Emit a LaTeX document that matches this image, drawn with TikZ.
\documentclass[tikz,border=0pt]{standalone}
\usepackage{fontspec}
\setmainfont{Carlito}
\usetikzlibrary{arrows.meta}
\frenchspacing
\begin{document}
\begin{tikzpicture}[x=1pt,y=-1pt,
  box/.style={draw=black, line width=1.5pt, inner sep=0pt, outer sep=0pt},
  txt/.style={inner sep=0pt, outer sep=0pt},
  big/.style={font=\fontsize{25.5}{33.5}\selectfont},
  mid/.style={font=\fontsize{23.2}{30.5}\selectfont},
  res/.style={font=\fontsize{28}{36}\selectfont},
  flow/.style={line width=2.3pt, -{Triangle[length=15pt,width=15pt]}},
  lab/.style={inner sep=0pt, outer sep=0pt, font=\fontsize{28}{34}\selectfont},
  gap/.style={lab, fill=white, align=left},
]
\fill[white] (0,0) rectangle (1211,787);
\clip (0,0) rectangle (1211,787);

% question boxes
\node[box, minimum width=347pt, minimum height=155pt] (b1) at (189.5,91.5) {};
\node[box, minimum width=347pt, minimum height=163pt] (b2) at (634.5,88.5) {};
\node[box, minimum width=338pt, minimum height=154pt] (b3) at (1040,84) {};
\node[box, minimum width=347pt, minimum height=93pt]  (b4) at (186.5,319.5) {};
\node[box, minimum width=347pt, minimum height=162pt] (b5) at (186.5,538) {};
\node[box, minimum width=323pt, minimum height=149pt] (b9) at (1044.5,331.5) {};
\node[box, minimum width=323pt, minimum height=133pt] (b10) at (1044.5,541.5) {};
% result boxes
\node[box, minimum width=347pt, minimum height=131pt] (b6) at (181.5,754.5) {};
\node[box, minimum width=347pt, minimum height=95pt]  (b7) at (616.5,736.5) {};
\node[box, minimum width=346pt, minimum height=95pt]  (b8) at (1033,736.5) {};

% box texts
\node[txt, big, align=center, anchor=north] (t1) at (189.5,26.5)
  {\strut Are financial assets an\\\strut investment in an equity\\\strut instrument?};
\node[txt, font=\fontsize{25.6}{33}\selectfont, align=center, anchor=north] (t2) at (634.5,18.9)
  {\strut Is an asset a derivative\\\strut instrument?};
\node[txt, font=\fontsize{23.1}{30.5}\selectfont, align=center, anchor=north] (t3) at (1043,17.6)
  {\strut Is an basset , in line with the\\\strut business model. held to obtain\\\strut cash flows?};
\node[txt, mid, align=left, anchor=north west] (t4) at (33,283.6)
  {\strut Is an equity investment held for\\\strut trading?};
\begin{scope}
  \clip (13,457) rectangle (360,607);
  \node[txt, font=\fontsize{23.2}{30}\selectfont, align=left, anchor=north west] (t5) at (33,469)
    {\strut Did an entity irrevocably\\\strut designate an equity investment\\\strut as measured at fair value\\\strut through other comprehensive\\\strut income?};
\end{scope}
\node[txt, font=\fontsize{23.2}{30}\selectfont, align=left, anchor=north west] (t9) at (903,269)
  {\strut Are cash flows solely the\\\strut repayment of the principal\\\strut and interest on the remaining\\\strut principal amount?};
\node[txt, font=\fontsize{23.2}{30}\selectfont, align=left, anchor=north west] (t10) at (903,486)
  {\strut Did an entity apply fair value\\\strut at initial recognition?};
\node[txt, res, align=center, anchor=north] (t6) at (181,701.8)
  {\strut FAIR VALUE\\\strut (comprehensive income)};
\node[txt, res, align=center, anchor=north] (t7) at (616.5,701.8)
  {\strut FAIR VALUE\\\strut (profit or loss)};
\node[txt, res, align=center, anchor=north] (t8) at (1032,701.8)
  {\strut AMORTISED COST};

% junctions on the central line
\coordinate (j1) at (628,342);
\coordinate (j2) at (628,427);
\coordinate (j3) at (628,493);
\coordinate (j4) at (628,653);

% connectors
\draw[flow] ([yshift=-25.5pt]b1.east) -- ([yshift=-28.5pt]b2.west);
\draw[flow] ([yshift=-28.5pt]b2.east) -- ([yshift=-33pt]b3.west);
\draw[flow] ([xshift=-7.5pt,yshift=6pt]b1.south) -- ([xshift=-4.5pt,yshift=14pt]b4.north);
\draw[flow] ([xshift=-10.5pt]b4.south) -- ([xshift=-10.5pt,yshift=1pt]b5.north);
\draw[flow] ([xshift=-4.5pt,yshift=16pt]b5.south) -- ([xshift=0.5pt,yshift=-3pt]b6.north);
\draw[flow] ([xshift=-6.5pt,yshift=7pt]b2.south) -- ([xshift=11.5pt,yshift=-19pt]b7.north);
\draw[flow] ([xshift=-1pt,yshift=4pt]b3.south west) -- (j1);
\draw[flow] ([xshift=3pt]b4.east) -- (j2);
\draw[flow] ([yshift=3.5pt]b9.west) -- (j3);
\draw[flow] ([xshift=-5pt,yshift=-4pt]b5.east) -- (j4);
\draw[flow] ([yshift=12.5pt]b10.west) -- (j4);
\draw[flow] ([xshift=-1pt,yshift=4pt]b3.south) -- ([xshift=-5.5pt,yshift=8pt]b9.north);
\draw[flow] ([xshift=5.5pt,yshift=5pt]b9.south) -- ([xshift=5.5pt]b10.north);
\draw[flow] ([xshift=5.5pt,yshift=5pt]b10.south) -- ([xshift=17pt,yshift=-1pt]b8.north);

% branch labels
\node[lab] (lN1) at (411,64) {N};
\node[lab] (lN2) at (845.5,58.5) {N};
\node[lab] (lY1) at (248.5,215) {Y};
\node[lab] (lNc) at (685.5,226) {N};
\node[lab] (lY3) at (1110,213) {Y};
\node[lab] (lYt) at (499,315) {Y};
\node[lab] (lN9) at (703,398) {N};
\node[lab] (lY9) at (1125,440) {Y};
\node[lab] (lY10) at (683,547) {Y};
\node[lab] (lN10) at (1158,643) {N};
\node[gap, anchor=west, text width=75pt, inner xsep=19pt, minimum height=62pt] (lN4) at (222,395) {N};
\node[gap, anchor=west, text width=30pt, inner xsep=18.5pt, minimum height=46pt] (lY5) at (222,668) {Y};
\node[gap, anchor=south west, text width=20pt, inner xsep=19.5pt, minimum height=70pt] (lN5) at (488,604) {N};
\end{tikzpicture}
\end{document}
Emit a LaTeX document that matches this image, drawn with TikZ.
•••
• WHAT THE TASK REQUIRES:
Using the exact wording, write out all of the records.

• SOLUTION:
Emit a LaTeX document that matches this image, drawn with TikZ.
\documentclass[tikz,border=0pt]{standalone}
\usepackage{fontspec}
\setmainfont{Carlito}
\usetikzlibrary{arrows.meta}
\frenchspacing
\begin{document}
\begin{tikzpicture}[x=1pt,y=-1pt,
  box/.style={draw=black, line width=1.5pt, inner sep=0pt, outer sep=0pt},
  txt/.style={inner sep=0pt, outer sep=0pt},
  big/.style={font=\fontsize{25.5}{33.5}\selectfont},
  mid/.style={font=\fontsize{23.2}{30.5}\selectfont},
  res/.style={font=\fontsize{28}{36}\selectfont},
  flow/.style={line width=2.3pt, -{Triangle[length=15pt,width=15pt]}},
  lab/.style={inner sep=0pt, outer sep=0pt, font=\fontsize{28}{34}\selectfont},
  gap/.style={lab, fill=white, align=left},
]
\fill[white] (0,0) rectangle (1211,787);
\clip (0,0) rectangle (1211,787);

% question boxes
\node[box, minimum width=347pt, minimum height=155pt] (b1) at (189.5,91.5) {};
\node[box, minimum width=347pt, minimum height=163pt] (b2) at (634.5,88.5) {};
\node[box, minimum width=338pt, minimum height=154pt] (b3) at (1040,84) {};
\node[box, minimum width=347pt, minimum height=93pt]  (b4) at (186.5,319.5) {};
\node[box, minimum width=347pt, minimum height=162pt] (b5) at (186.5,538) {};
\node[box, minimum width=323pt, minimum height=149pt] (b9) at (1044.5,331.5) {};
\node[box, minimum width=323pt, minimum height=133pt] (b10) at (1044.5,541.5) {};
% result boxes
\node[box, minimum width=347pt, minimum height=131pt] (b6) at (181.5,754.5) {};
\node[box, minimum width=347pt, minimum height=95pt]  (b7) at (616.5,736.5) {};
\node[box, minimum width=346pt, minimum height=95pt]  (b8) at (1033,736.5) {};

% box texts
\node[txt, big, align=center, anchor=north] (t1) at (189.5,26.5)
  {\strut Are financial assets an\\\strut investment in an equity\\\strut instrument?};
\node[txt, font=\fontsize{25.6}{33}\selectfont, align=center, anchor=north] (t2) at (634.5,18.9)
  {\strut Is an asset a derivative\\\strut instrument?};
\node[txt, font=\fontsize{23.1}{30.5}\selectfont, align=center, anchor=north] (t3) at (1043,17.6)
  {\strut Is an basset , in line with the\\\strut business model. held to obtain\\\strut cash flows?};
\node[txt, mid, align=left, anchor=north west] (t4) at (33,283.6)
  {\strut Is an equity investment held for\\\strut trading?};
\begin{scope}
  \clip (13,457) rectangle (360,607);
  \node[txt, font=\fontsize{23.2}{30}\selectfont, align=left, anchor=north west] (t5) at (33,469)
    {\strut Did an entity irrevocably\\\strut designate an equity investment\\\strut as measured at fair value\\\strut through other comprehensive\\\strut income?};
\end{scope}
\node[txt, font=\fontsize{23.2}{30}\selectfont, align=left, anchor=north west] (t9) at (903,269)
  {\strut Are cash flows solely the\\\strut repayment of the principal\\\strut and interest on the remaining\\\strut principal amount?};
\node[txt, font=\fontsize{23.2}{30}\selectfont, align=left, anchor=north west] (t10) at (903,486)
  {\strut Did an entity apply fair value\\\strut at initial recognition?};
\node[txt, res, align=center, anchor=north] (t6) at (181,701.8)
  {\strut FAIR VALUE\\\strut (comprehensive income)};
\node[txt, res, align=center, anchor=north] (t7) at (616.5,701.8)
  {\strut FAIR VALUE\\\strut (profit or loss)};
\node[txt, res, align=center, anchor=north] (t8) at (1032,701.8)
  {\strut AMORTISED COST};

% junctions on the central line
\coordinate (j1) at (628,342);
\coordinate (j2) at (628,427);
\coordinate (j3) at (628,493);
\coordinate (j4) at (628,653);

% connectors
\draw[flow] ([yshift=-25.5pt]b1.east) -- ([yshift=-28.5pt]b2.west);
\draw[flow] ([yshift=-28.5pt]b2.east) -- ([yshift=-33pt]b3.west);
\draw[flow] ([xshift=-7.5pt,yshift=6pt]b1.south) -- ([xshift=-4.5pt,yshift=14pt]b4.north);
\draw[flow] ([xshift=-10.5pt]b4.south) -- ([xshift=-10.5pt,yshift=1pt]b5.north);
\draw[flow] ([xshift=-4.5pt,yshift=16pt]b5.south) -- ([xshift=0.5pt,yshift=-3pt]b6.north);
\draw[flow] ([xshift=-6.5pt,yshift=7pt]b2.south) -- ([xshift=11.5pt,yshift=-19pt]b7.north);
\draw[flow] ([xshift=-1pt,yshift=4pt]b3.south west) -- (j1);
\draw[flow] ([xshift=3pt]b4.east) -- (j2);
\draw[flow] ([yshift=3.5pt]b9.west) -- (j3);
\draw[flow] ([xshift=-5pt,yshift=-4pt]b5.east) -- (j4);
\draw[flow] ([yshift=12.5pt]b10.west) -- (j4);
\draw[flow] ([xshift=-1pt,yshift=4pt]b3.south) -- ([xshift=-5.5pt,yshift=8pt]b9.north);
\draw[flow] ([xshift=5.5pt,yshift=5pt]b9.south) -- ([xshift=5.5pt]b10.north);
\draw[flow] ([xshift=5.5pt,yshift=5pt]b10.south) -- ([xshift=17pt,yshift=-1pt]b8.north);

% branch labels
\node[lab] (lN1) at (411,64) {N};
\node[lab] (lN2) at (845.5,58.5) {N};
\node[lab] (lY1) at (248.5,215) {Y};
\node[lab] (lNc) at (685.5,226) {N};
\node[lab] (lY3) at (1110,213) {Y};
\node[lab] (lYt) at (499,315) {Y};
\node[lab] (lN9) at (703,398) {N};
\node[lab] (lY9) at (1125,440) {Y};
\node[lab] (lY10) at (683,547) {Y};
\node[lab] (lN10) at (1158,643) {N};
\node[gap, anchor=west, text width=75pt, inner xsep=19pt, minimum height=62pt] (lN4) at (222,395) {N};
\node[gap, anchor=west, text width=30pt, inner xsep=18.5pt, minimum height=46pt] (lY5) at (222,668) {Y};
\node[gap, anchor=south west, text width=20pt, inner xsep=19.5pt, minimum height=70pt] (lN5) at (488,604) {N};
\end{tikzpicture}
\end{document}
Emit a LaTeX document that matches this image, drawn with TikZ.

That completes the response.